In celebration of National Short Story Month I asked several acclaimed short fiction writers to answer five questions for me. Fair is fair, I answered them myself. I will posting installments all month. Here is the first batch:
Alan Heathcock, author of Volt.
What
is your favorite opening line of a short story?
"Mrs. May's bedroom window was low and faced on the east and the bull, silvered
in the moonlight, stood under it, his head raised as if he listened--like some
patient god come down to woo her--for a stir inside the room."--from "Greenleaf,"
by Flannery O'Connor.
Name one short story that inspired you
to write short stories yourself?
Indian Camp by Ernest Hemingway
Who are your five favorite short story writers?

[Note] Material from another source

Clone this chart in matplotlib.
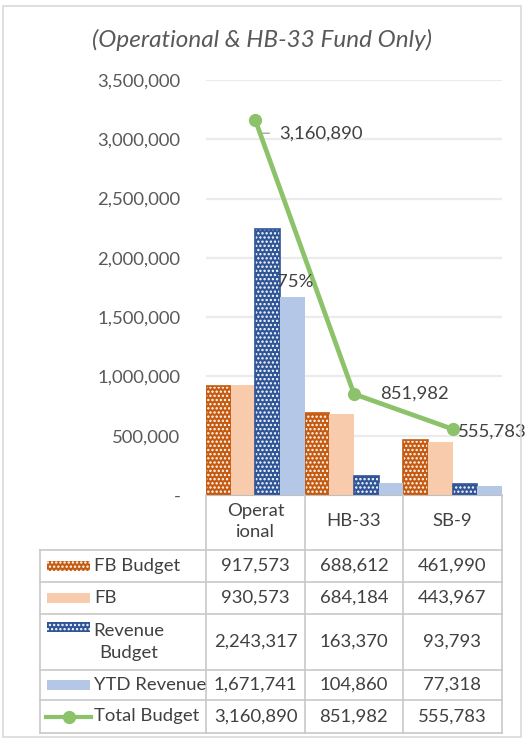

Sherwood Anderson, Anthony Doerr, Flannery O'Connor, Joyce Carol Oates, James
Salter
What are five short stories that you
would recommend everybody should read?
"Upon the Sweeping Flood" by Joyce Carol Oates
"The Caretaker" by Anthony Doerr
"Winter Chemistry" by Joy Williams
"The Inventor, 1972" by Bonnie Jo Campbell
"Field Dressing" by Jodi Angel
If you could fight any character in a
short story who would that be?
Neddy Merrill in John Cheever's "The Swimmer". I'd punch him square
in the mouth, then tell him to put down the cocktail, stop swimming in other
folks' pools, and get his sh*t together. Then again, the story pretty much does
that to him anyway. Still...Neddy's got a smack or two coming his way.
Lydia Millet, author of "Magnificence" and "Love In Infant Monkeys"
What is your favorite opening line of a short story?
It's not a first line, but it's a line. In Margaret Atwood's "Rape Fantasies" from 1977. A phrase, actually, that's part of a longer sentence. "I'm sure he couldn't rape his way out of a paper bag, poor old thing."